Таким образом, мы действительно сталкиваемся с парадоксом. Наши либералы, которые с таким жаром сегодня осуждают революционные перевороты и революционный террор -- и прежде всего за то, что они перевертывают нормальную социальную перспективу, ниспровергая лучших, способнейших и возвышая худших, не заметили, что "террор монетаризма" выполняет точь-в-точь ту же роль. Посредством денег люди, ничем не заслужившие доверия общества и часто демонстрирующие наихудшие моральные качества, получают возможность торжествовать над наилучшими -- совестливыми, чуткими, бескорыстными, просто -- честными.
Не является ли нынешняя монетаристская революция, на глазах изумленного мира переворачивающая все статусы и возвышающая над всеми нами ранее никому не известных и к тому же сомнительных личностей, -- не является ли она превращенной формой старого революционного экстремизма, в котором, как известно, задавали тон эти же обиженные инородцы, мстительные местечковые честолюбцы и люмпен-интеллигенты, которым обычное течение дел не давало никакой надежды? И те и другие заинтересованы в том, чтобы взломать существующий социальный порядок, нарушить правила игры и, перевернув общество вверх дном, добиться угодного им перевертывания статусов.
Реванш отщепенцев -- вот что роднит бывшую большевистскую и нынешнюю монетаристскую революции. И не случайно обеим революциям сопутствовали специфические культурные революции. Культурная революция -- это взрыв нормальной ценностной системы и системы оценок, без чего взявшие реванш отщепенцы все равно обречены на нравственный остракизм, на духовную отверженность. Поэтому они крайне озабочены тем, чтобы навязать обществу "новую мораль" -- как раз такую, которая обеспечивала бы легитимность их нелегитимным практикам.

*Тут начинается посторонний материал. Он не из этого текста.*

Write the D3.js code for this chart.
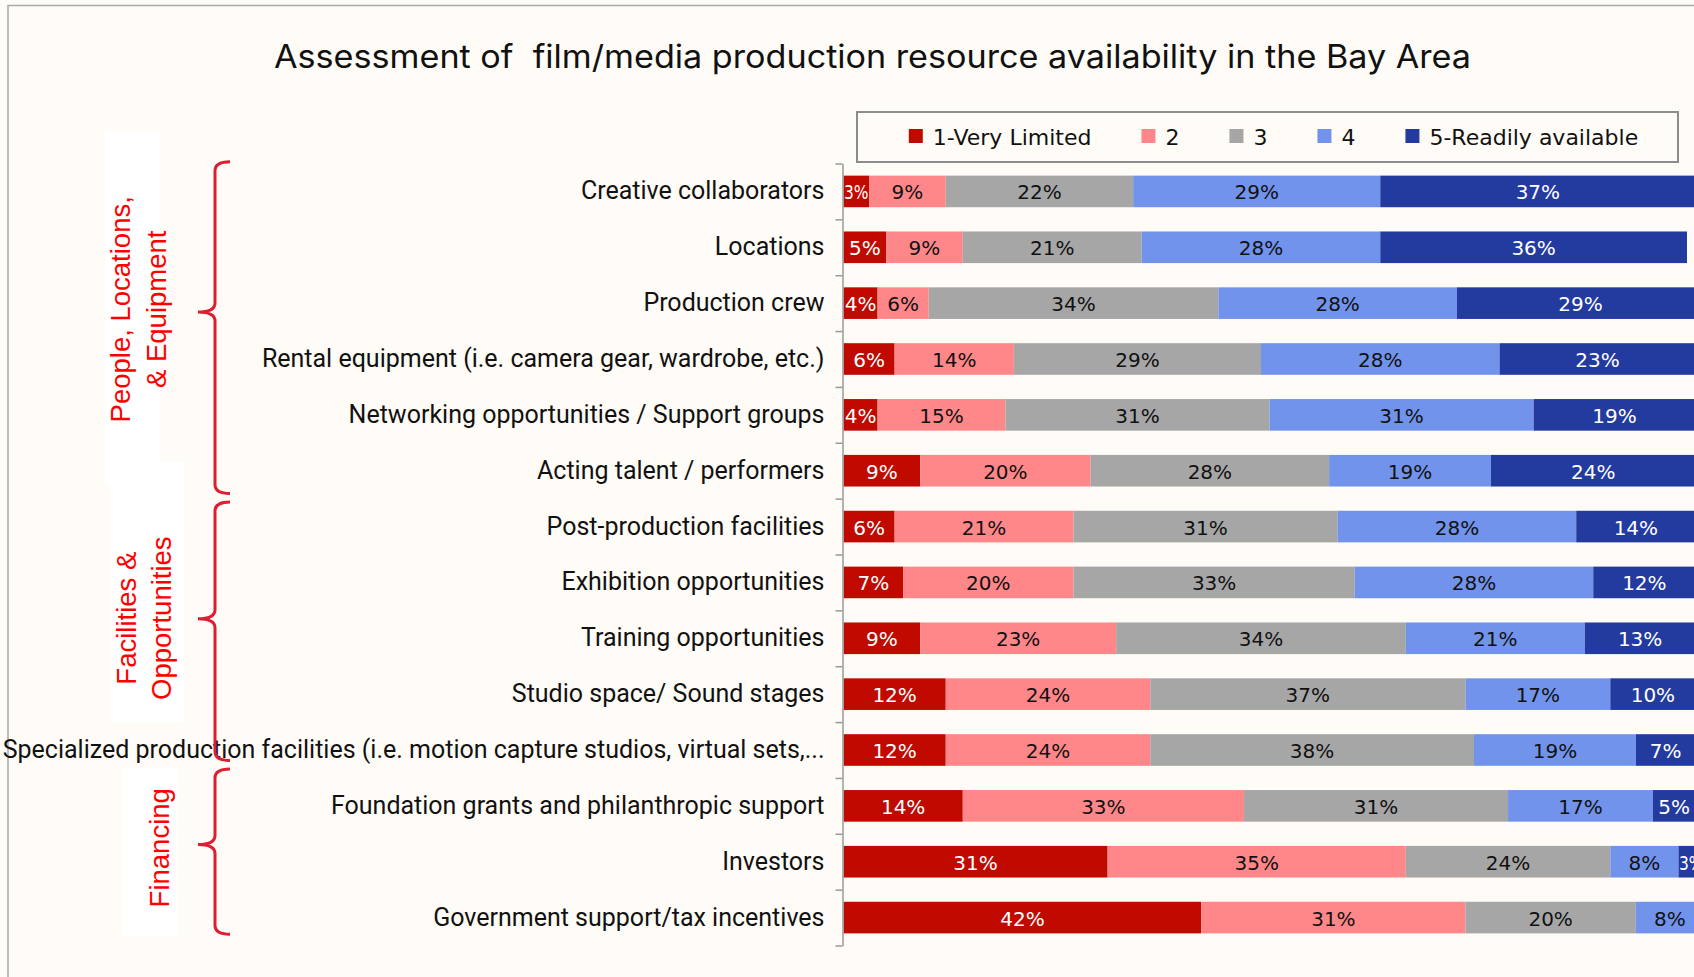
<!DOCTYPE html>
<html>
<head>
<meta charset="utf-8">
<script src="https://cdn.jsdelivr.net/npm/d3@7"></script>
<style>
  html, body { margin: 0; padding: 0; background: #FFFCF7; overflow: hidden; }
  svg { display: block; }
</style>
</head>
<body>
<svg id="chart" width="1694" height="977"></svg>
<script>
// ---- Data ---------------------------------------------------------------
const categories = [
  "Creative collaborators",
  "Locations",
  "Production crew",
  "Rental equipment (i.e. camera gear, wardrobe, etc.)",
  "Networking opportunities / Support groups",
  "Acting talent / performers",
  "Post-production facilities",
  "Exhibition opportunities",
  "Training opportunities",
  "Studio space/ Sound stages",
  "Specialized production facilities (i.e. motion capture studios, virtual sets,...",
  "Foundation grants and philanthropic support",
  "Investors",
  "Government support/tax incentives"
];

const seriesNames = ["1-Very Limited", "2", "3", "4", "5-Readily available"];

// Share of respondents (%) per rating, in category order
const veryLimited       = [3, 5, 4, 6, 4, 9, 6, 7, 9, 12, 12, 14, 31, 42];
const rating2           = [9, 9, 6, 14, 15, 20, 21, 20, 23, 24, 24, 33, 35, 31];
const rating3           = [22, 21, 34, 29, 31, 28, 31, 33, 34, 37, 38, 31, 24, 20];
const rating4           = [29, 28, 28, 28, 31, 19, 28, 28, 21, 17, 19, 17, 8, 8];
const readilyAvailable  = [37, 36, 29, 23, 19, 24, 14, 12, 13, 10, 7, 5, 3, 0];

// Category groups shown with braces on the left
const groupLabels = [["People, Locations,", "& Equipment"], ["Facilities &", "Opportunities"], ["Financing"]];

const titleText = "Assessment of  film/media production resource availability in the Bay Area";

// ---- Layout ------------------------------------------------------------
const W = 1694, H = 977;
const palette = ["#C00A00", "#FF878A", "#A6A6A6", "#7193EC", "#233A9F"];
const labelInk = ["#ffffff", "#111111", "#111111", "#111111", "#ffffff"];
const wideFont = "'DejaVu Sans', Verdana, sans-serif";
const labelFont = "Roboto, 'Liberation Sans', sans-serif";
const groupFont = "'Liberation Sans', Arial, sans-serif";

// brace geometry in row units: [top, nib, bottom]
const braceRows = [[-0.03, 2.66, 5.91], [6.06, 8.15, 10.69], [10.84, 12.19, 13.8]];
// white label panels: [x0, x1, rowTop, rowBottom]
const panelBoxes = [[105, 160, -0.58, 5.78], [110.7, 183.3, 5.35, 10.0], [122.3, 177.3, 10.83, 13.82]];
// label placement: baseline x of each line, centre row
const groupText = [{ xs: [130, 165.5], row: 2.61 }, { xs: [136, 171], row: 8.14 }, { xs: [168.6], row: 12.25 }];

const svg = d3.select("#chart");
svg.append("rect").attr("width", W).attr("height", H).attr("fill", "#FFFCF7");

// outer frame (top & left edges visible)
svg.append("path")
  .attr("d", `M8,${H} V5.5 H${W}`)
  .attr("fill", "none").attr("stroke", "#A8A8A8").attr("stroke-width", 1.5);

// title
svg.append("text")
  .attr("x", 274).attr("y", 68)
  .style("white-space", "pre")
  .style("font-family", "Inter, Roboto, sans-serif")
  .style("font-size", "32px")
  .attr("textLength", 1197)
  .attr("lengthAdjust", "spacingAndGlyphs")
  .attr("fill", "#111")
  .text(titleText);

// ---- Scales -------------------------------------------------------------
const keys = ["r1", "r2", "r3", "r4", "r5"];
const seriesValues = [veryLimited, rating2, rating3, rating4, readilyAvailable];
const rows = categories.map((c, i) => {
  const r = { category: c };
  keys.forEach((k, j) => r[k] = seriesValues[j][i]);
  return r;
});
const stacked = d3.stack().keys(keys)(rows);

const x = d3.scaleLinear().domain([0, 100]).range([843.5, 1695.5]);
const y = d3.scaleBand().domain(categories).range([163.5, 945.5]).paddingInner(0.434).paddingOuter(0.217);
const rowPos = d3.scaleLinear().domain([0, categories.length]).range(y.range());

// ---- Bars ---------------------------------------------------------------
const layers = svg.append("g").selectAll("g")
  .data(stacked)
  .join("g")
  .attr("fill", (d, i) => palette[i]);

layers.selectAll("rect")
  .data(d => d)
  .join("rect")
  .attr("x", d => x(d[0]))
  .attr("y", d => y(d.data.category))
  .attr("width", d => x(d[1]) - x(d[0]))
  .attr("height", y.bandwidth());

// value labels
stacked.forEach((layer, i) => {
  const g = svg.append("g");
  layer.forEach(d => {
    const v = d[1] - d[0];
    if (v <= 0) return;
    const segW = x(d[1]) - x(d[0]);
    const t = g.append("text")
      .attr("x", (x(d[0]) + x(d[1])) / 2)
      .attr("y", y(d.data.category) + y.bandwidth() / 2 + 8)
      .attr("text-anchor", "middle")
      .style("font-family", wideFont)
      .style("font-size", "20px")
      .attr("fill", labelInk[i])
      .text(v + "%");
    const len = t.node().getComputedTextLength();
    if (len > segW - 1) {
      t.attr("textLength", segW - 1).attr("lengthAdjust", "spacingAndGlyphs");
    }
  });
});

// ---- Category axis -----------------------------------------------------
// boundary ticks
svg.append("g")
  .attr("transform", "translate(842.5,0)")
  .call(d3.axisLeft(rowPos).ticks(categories.length).tickFormat("").tickSize(7).tickSizeOuter(0))
  .call(g => g.selectAll("path, line").attr("stroke", "#9A9A9A").attr("stroke-width", 1.5));

// category names
svg.append("g")
  .attr("transform", "translate(842.5,0)")
  .call(d3.axisLeft(y).tickSize(0).tickPadding(18))
  .call(g => g.select(".domain").remove())
  .call(g => g.selectAll("text")
    .style("font-size", "25px")
    .style("font-family", labelFont)
    .attr("fill", "#111")
    .attr("dy", 8));

// ---- Legend -------------------------------------------------------------
const legend = svg.append("g");
legend.append("rect")
  .attr("x", 857).attr("y", 112).attr("width", 821).attr("height", 50)
  .attr("fill", "none").attr("stroke", "#8C8C8C").attr("stroke-width", 2);

const items = legend.selectAll("g.item").data(seriesNames).join("g").attr("class", "item");
items.append("rect").attr("width", 14).attr("height", 14).attr("y", 129)
  .attr("fill", (d, i) => palette[i]);
items.append("text").attr("x", 24).attr("y", 144.5)
  .style("font-family", wideFont)
  .style("font-size", "22px")
  .attr("fill", "#111").text(d => d);
const gap = 50;
let widths = [];
items.each(function () { widths.push(this.querySelector("text").getComputedTextLength() + 24); });
const total = d3.sum(widths) + gap * (widths.length - 1);
let cx = 857 + (821 - total) / 2 + 6;
items.each(function (d, i) {
  d3.select(this).attr("transform", `translate(${cx},0)`);
  cx += widths[i] + gap;
});

// ---- Groups: white panels, labels and braces ---------------------------
const groups = svg.append("g");
panelBoxes.forEach(b => {
  groups.append("rect")
    .attr("x", b[0]).attr("y", rowPos(b[2]))
    .attr("width", b[1] - b[0]).attr("height", rowPos(b[3]) - rowPos(b[2]))
    .attr("fill", "#ffffff");
});

groupLabels.forEach((lines, gi) => {
  const cy = rowPos(groupText[gi].row);
  lines.forEach((ln, li) => {
    groups.append("text")
      .attr("transform", `translate(${groupText[gi].xs[li]},${cy}) rotate(-90)`)
      .attr("text-anchor", "middle")
      .style("font-family", groupFont)
      .style("font-size", "27.5px")
      .attr("fill", "#FF0000")
      .text(ln);
  });
});

const xLine = 215, xTip = 230, xNib = 198, r = 9;
braceRows.forEach(b => {
  const t = rowPos(b[0]), n = rowPos(b[1]), bt = rowPos(b[2]);
  const d = `M${xTip},${t} Q${xLine},${t} ${xLine},${t + r} L${xLine},${n - r} ` +
            `Q${xLine},${n} ${xNib},${n} Q${xLine},${n} ${xLine},${n + r} ` +
            `L${xLine},${bt - r} Q${xLine},${bt} ${xTip},${bt}`;
  groups.append("path").attr("d", d)
    .attr("fill", "none").attr("stroke", "#DC1E32").attr("stroke-width", 3);
});
</script>
</body>
</html>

Нынешние "революционеры монетаризма" менее склонны в этом сознаваться. Их борьбе со "старым менталитетом" недостает доктринальной ясности. Тем не менее весьма ошибутся те, кто в нынешней волне имморализма и прямого криминала усмотрит действие одной только "варварской стихии". Здесь, как и в культурной революции большевизма, чувствуется направляющая рука компетентных технологов, ведающих, что творят. Главная их цель -- морально разрушить и обескуражить общество, лишить его способности нравственного суждения, перевернуть систему оценок.
Судя по многим признакам, монетаристская "революция отщепенцев" является действительно мировой. Поскольку она смазывает все качественные различия, касающиеся происхождения денег, и, главное, смазывает различие между продуктивной и спекулятивной прибылью, между нормальной и теневой экономикой, то неминуемо влечет за собой целый шлейф криминальных монетаристских практик, включая такие сверхрентабельные, как торговля наркотиками, торговля живым товаром, торговля человеческими органами.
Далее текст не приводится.